WORK TO BE COMPLETED — Without the images, print all the entries below exactly as given.

GIVEN ENTRIES —
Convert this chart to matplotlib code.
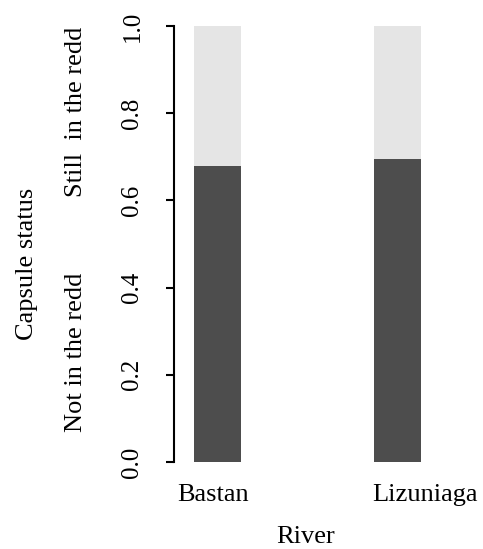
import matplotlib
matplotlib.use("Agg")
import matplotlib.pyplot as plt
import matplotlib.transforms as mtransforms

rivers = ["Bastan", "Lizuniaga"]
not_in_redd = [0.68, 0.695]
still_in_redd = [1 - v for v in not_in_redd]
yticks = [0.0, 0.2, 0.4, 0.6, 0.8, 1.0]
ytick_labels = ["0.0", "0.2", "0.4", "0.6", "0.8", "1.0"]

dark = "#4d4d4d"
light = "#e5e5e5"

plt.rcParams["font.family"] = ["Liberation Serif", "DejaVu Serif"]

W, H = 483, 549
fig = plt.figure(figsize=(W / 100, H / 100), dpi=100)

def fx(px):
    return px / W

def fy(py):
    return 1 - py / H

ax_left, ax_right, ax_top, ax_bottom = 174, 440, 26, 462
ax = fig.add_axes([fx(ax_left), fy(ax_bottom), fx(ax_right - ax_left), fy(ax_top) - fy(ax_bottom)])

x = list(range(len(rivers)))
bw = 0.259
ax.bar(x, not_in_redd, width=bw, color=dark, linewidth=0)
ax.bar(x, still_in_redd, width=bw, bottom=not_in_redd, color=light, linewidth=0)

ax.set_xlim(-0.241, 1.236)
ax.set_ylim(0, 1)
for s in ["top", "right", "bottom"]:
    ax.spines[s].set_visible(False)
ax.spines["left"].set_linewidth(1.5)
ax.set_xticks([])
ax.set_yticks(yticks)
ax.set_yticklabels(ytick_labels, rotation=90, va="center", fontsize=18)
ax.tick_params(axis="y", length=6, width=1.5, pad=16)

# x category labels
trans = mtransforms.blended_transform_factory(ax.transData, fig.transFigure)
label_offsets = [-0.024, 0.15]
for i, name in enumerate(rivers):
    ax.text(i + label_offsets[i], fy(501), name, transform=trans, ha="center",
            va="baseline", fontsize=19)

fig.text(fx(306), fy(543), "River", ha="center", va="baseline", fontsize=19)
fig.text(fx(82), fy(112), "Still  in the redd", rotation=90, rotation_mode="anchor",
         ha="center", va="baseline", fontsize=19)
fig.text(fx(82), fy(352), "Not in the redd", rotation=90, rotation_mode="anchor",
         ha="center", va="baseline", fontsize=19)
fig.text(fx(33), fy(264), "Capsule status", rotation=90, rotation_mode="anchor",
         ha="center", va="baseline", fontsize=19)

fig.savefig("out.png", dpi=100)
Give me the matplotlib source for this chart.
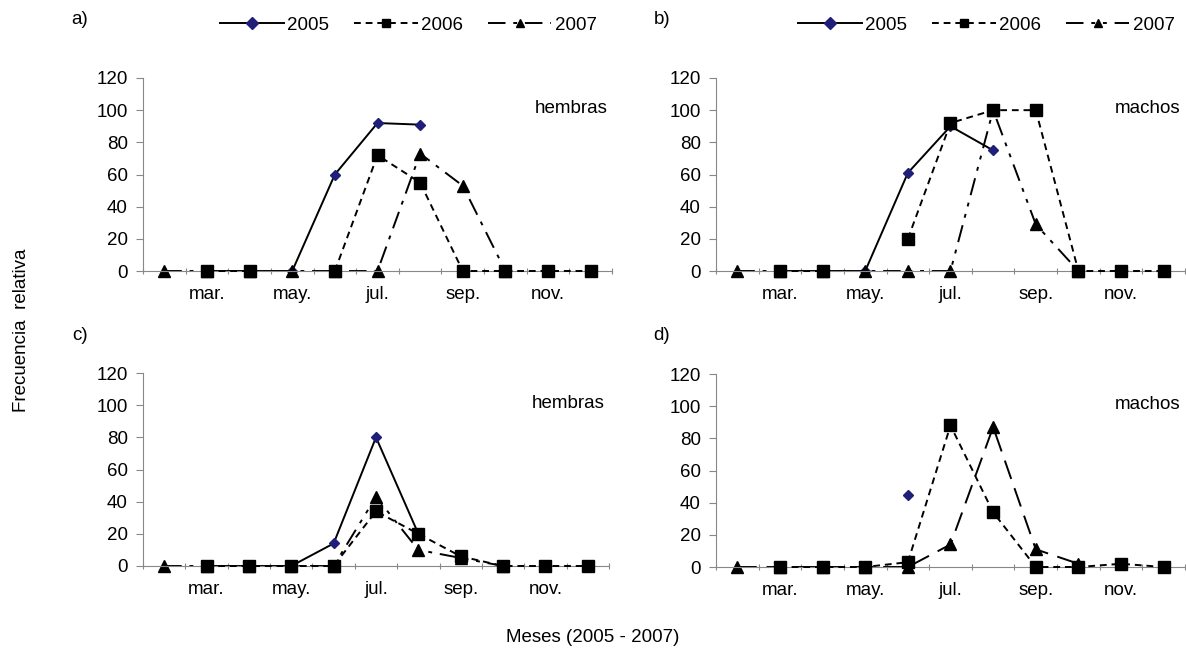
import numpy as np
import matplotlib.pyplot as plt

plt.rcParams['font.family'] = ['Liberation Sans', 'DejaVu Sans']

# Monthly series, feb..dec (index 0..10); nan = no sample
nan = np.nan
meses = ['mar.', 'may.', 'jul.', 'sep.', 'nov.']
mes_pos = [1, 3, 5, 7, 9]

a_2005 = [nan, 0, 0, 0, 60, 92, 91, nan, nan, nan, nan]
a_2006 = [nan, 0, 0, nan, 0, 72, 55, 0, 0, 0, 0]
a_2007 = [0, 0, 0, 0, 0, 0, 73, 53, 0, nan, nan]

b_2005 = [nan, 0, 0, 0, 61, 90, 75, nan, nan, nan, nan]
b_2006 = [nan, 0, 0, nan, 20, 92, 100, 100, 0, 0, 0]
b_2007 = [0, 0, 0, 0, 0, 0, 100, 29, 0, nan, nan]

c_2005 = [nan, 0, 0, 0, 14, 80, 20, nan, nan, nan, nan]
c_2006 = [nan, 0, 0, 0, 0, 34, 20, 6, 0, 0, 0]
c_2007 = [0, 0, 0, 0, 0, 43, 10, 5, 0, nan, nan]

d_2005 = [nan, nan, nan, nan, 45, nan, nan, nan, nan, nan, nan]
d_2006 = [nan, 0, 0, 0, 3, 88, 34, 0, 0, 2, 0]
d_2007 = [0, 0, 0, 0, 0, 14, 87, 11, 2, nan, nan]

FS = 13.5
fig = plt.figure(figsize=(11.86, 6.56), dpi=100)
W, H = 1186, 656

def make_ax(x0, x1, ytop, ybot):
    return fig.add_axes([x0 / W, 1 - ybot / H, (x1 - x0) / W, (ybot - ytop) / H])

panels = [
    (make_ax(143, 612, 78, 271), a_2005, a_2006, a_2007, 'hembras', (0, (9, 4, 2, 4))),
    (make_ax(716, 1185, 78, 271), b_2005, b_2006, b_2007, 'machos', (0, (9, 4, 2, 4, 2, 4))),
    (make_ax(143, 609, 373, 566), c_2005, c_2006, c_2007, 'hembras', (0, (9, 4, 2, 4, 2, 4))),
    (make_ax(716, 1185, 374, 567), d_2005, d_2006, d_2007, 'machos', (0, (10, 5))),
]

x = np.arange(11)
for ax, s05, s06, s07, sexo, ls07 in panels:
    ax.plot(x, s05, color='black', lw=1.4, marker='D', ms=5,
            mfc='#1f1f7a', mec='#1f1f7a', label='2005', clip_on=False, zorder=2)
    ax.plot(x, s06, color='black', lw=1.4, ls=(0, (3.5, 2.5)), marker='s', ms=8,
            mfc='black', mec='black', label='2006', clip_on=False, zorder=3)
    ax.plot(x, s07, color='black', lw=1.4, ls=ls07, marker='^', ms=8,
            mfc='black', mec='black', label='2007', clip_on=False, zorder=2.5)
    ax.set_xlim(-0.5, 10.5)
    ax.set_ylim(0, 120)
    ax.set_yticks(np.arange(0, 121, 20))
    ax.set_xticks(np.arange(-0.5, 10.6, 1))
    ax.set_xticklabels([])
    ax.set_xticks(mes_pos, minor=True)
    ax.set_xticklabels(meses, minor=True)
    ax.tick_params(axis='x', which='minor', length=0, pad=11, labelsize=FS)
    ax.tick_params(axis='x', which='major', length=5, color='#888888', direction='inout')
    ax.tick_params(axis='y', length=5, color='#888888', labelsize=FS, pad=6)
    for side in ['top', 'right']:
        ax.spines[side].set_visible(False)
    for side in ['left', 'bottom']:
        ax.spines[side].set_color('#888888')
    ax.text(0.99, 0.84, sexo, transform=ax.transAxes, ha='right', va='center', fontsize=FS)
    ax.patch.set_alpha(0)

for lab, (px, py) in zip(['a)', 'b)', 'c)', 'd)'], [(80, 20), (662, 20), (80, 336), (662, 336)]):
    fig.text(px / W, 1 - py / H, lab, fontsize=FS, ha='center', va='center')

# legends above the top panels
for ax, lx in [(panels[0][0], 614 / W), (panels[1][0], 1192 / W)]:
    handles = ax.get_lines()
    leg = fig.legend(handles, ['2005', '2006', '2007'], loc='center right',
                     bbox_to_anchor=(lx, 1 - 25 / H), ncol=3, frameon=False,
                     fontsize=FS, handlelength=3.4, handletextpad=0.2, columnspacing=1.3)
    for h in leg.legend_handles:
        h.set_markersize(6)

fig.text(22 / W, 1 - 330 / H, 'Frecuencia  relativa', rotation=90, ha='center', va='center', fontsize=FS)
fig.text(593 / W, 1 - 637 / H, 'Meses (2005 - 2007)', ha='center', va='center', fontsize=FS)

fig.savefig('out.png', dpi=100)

RESULT BELOW —
Convert this chart to matplotlib code.
import matplotlib
matplotlib.use("Agg")
import matplotlib.pyplot as plt
import matplotlib.transforms as mtransforms

rivers = ["Bastan", "Lizuniaga"]
not_in_redd = [0.68, 0.695]
still_in_redd = [1 - v for v in not_in_redd]
yticks = [0.0, 0.2, 0.4, 0.6, 0.8, 1.0]
ytick_labels = ["0.0", "0.2", "0.4", "0.6", "0.8", "1.0"]

dark = "#4d4d4d"
light = "#e5e5e5"

plt.rcParams["font.family"] = ["Liberation Serif", "DejaVu Serif"]

W, H = 483, 549
fig = plt.figure(figsize=(W / 100, H / 100), dpi=100)

def fx(px):
    return px / W

def fy(py):
    return 1 - py / H

ax_left, ax_right, ax_top, ax_bottom = 174, 440, 26, 462
ax = fig.add_axes([fx(ax_left), fy(ax_bottom), fx(ax_right - ax_left), fy(ax_top) - fy(ax_bottom)])

x = list(range(len(rivers)))
bw = 0.259
ax.bar(x, not_in_redd, width=bw, color=dark, linewidth=0)
ax.bar(x, still_in_redd, width=bw, bottom=not_in_redd, color=light, linewidth=0)

ax.set_xlim(-0.241, 1.236)
ax.set_ylim(0, 1)
for s in ["top", "right", "bottom"]:
    ax.spines[s].set_visible(False)
ax.spines["left"].set_linewidth(1.5)
ax.set_xticks([])
ax.set_yticks(yticks)
ax.set_yticklabels(ytick_labels, rotation=90, va="center", fontsize=18)
ax.tick_params(axis="y", length=6, width=1.5, pad=16)

# x category labels
trans = mtransforms.blended_transform_factory(ax.transData, fig.transFigure)
label_offsets = [-0.024, 0.15]
for i, name in enumerate(rivers):
    ax.text(i + label_offsets[i], fy(501), name, transform=trans, ha="center",
            va="baseline", fontsize=19)

fig.text(fx(306), fy(543), "River", ha="center", va="baseline", fontsize=19)
fig.text(fx(82), fy(112), "Still  in the redd", rotation=90, rotation_mode="anchor",
         ha="center", va="baseline", fontsize=19)
fig.text(fx(82), fy(352), "Not in the redd", rotation=90, rotation_mode="anchor",
         ha="center", va="baseline", fontsize=19)
fig.text(fx(33), fy(264), "Capsule status", rotation=90, rotation_mode="anchor",
         ha="center", va="baseline", fontsize=19)

fig.savefig("out.png", dpi=100)
Give me the matplotlib source for this chart.
import numpy as np
import matplotlib.pyplot as plt

plt.rcParams['font.family'] = ['Liberation Sans', 'DejaVu Sans']

# Monthly series, feb..dec (index 0..10); nan = no sample
nan = np.nan
meses = ['mar.', 'may.', 'jul.', 'sep.', 'nov.']
mes_pos = [1, 3, 5, 7, 9]

a_2005 = [nan, 0, 0, 0, 60, 92, 91, nan, nan, nan, nan]
a_2006 = [nan, 0, 0, nan, 0, 72, 55, 0, 0, 0, 0]
a_2007 = [0, 0, 0, 0, 0, 0, 73, 53, 0, nan, nan]

b_2005 = [nan, 0, 0, 0, 61, 90, 75, nan, nan, nan, nan]
b_2006 = [nan, 0, 0, nan, 20, 92, 100, 100, 0, 0, 0]
b_2007 = [0, 0, 0, 0, 0, 0, 100, 29, 0, nan, nan]

c_2005 = [nan, 0, 0, 0, 14, 80, 20, nan, nan, nan, nan]
c_2006 = [nan, 0, 0, 0, 0, 34, 20, 6, 0, 0, 0]
c_2007 = [0, 0, 0, 0, 0, 43, 10, 5, 0, nan, nan]

d_2005 = [nan, nan, nan, nan, 45, nan, nan, nan, nan, nan, nan]
d_2006 = [nan, 0, 0, 0, 3, 88, 34, 0, 0, 2, 0]
d_2007 = [0, 0, 0, 0, 0, 14, 87, 11, 2, nan, nan]

FS = 13.5
fig = plt.figure(figsize=(11.86, 6.56), dpi=100)
W, H = 1186, 656

def make_ax(x0, x1, ytop, ybot):
    return fig.add_axes([x0 / W, 1 - ybot / H, (x1 - x0) / W, (ybot - ytop) / H])

panels = [
    (make_ax(143, 612, 78, 271), a_2005, a_2006, a_2007, 'hembras', (0, (9, 4, 2, 4))),
    (make_ax(716, 1185, 78, 271), b_2005, b_2006, b_2007, 'machos', (0, (9, 4, 2, 4, 2, 4))),
    (make_ax(143, 609, 373, 566), c_2005, c_2006, c_2007, 'hembras', (0, (9, 4, 2, 4, 2, 4))),
    (make_ax(716, 1185, 374, 567), d_2005, d_2006, d_2007, 'machos', (0, (10, 5))),
]

x = np.arange(11)
for ax, s05, s06, s07, sexo, ls07 in panels:
    ax.plot(x, s05, color='black', lw=1.4, marker='D', ms=5,
            mfc='#1f1f7a', mec='#1f1f7a', label='2005', clip_on=False, zorder=2)
    ax.plot(x, s06, color='black', lw=1.4, ls=(0, (3.5, 2.5)), marker='s', ms=8,
            mfc='black', mec='black', label='2006', clip_on=False, zorder=3)
    ax.plot(x, s07, color='black', lw=1.4, ls=ls07, marker='^', ms=8,
            mfc='black', mec='black', label='2007', clip_on=False, zorder=2.5)
    ax.set_xlim(-0.5, 10.5)
    ax.set_ylim(0, 120)
    ax.set_yticks(np.arange(0, 121, 20))
    ax.set_xticks(np.arange(-0.5, 10.6, 1))
    ax.set_xticklabels([])
    ax.set_xticks(mes_pos, minor=True)
    ax.set_xticklabels(meses, minor=True)
    ax.tick_params(axis='x', which='minor', length=0, pad=11, labelsize=FS)
    ax.tick_params(axis='x', which='major', length=5, color='#888888', direction='inout')
    ax.tick_params(axis='y', length=5, color='#888888', labelsize=FS, pad=6)
    for side in ['top', 'right']:
        ax.spines[side].set_visible(False)
    for side in ['left', 'bottom']:
        ax.spines[side].set_color('#888888')
    ax.text(0.99, 0.84, sexo, transform=ax.transAxes, ha='right', va='center', fontsize=FS)
    ax.patch.set_alpha(0)

for lab, (px, py) in zip(['a)', 'b)', 'c)', 'd)'], [(80, 20), (662, 20), (80, 336), (662, 336)]):
    fig.text(px / W, 1 - py / H, lab, fontsize=FS, ha='center', va='center')

# legends above the top panels
for ax, lx in [(panels[0][0], 614 / W), (panels[1][0], 1192 / W)]:
    handles = ax.get_lines()
    leg = fig.legend(handles, ['2005', '2006', '2007'], loc='center right',
                     bbox_to_anchor=(lx, 1 - 25 / H), ncol=3, frameon=False,
                     fontsize=FS, handlelength=3.4, handletextpad=0.2, columnspacing=1.3)
    for h in leg.legend_handles:
        h.set_markersize(6)

fig.text(22 / W, 1 - 330 / H, 'Frecuencia  relativa', rotation=90, ha='center', va='center', fontsize=FS)
fig.text(593 / W, 1 - 637 / H, 'Meses (2005 - 2007)', ha='center', va='center', fontsize=FS)

fig.savefig('out.png', dpi=100)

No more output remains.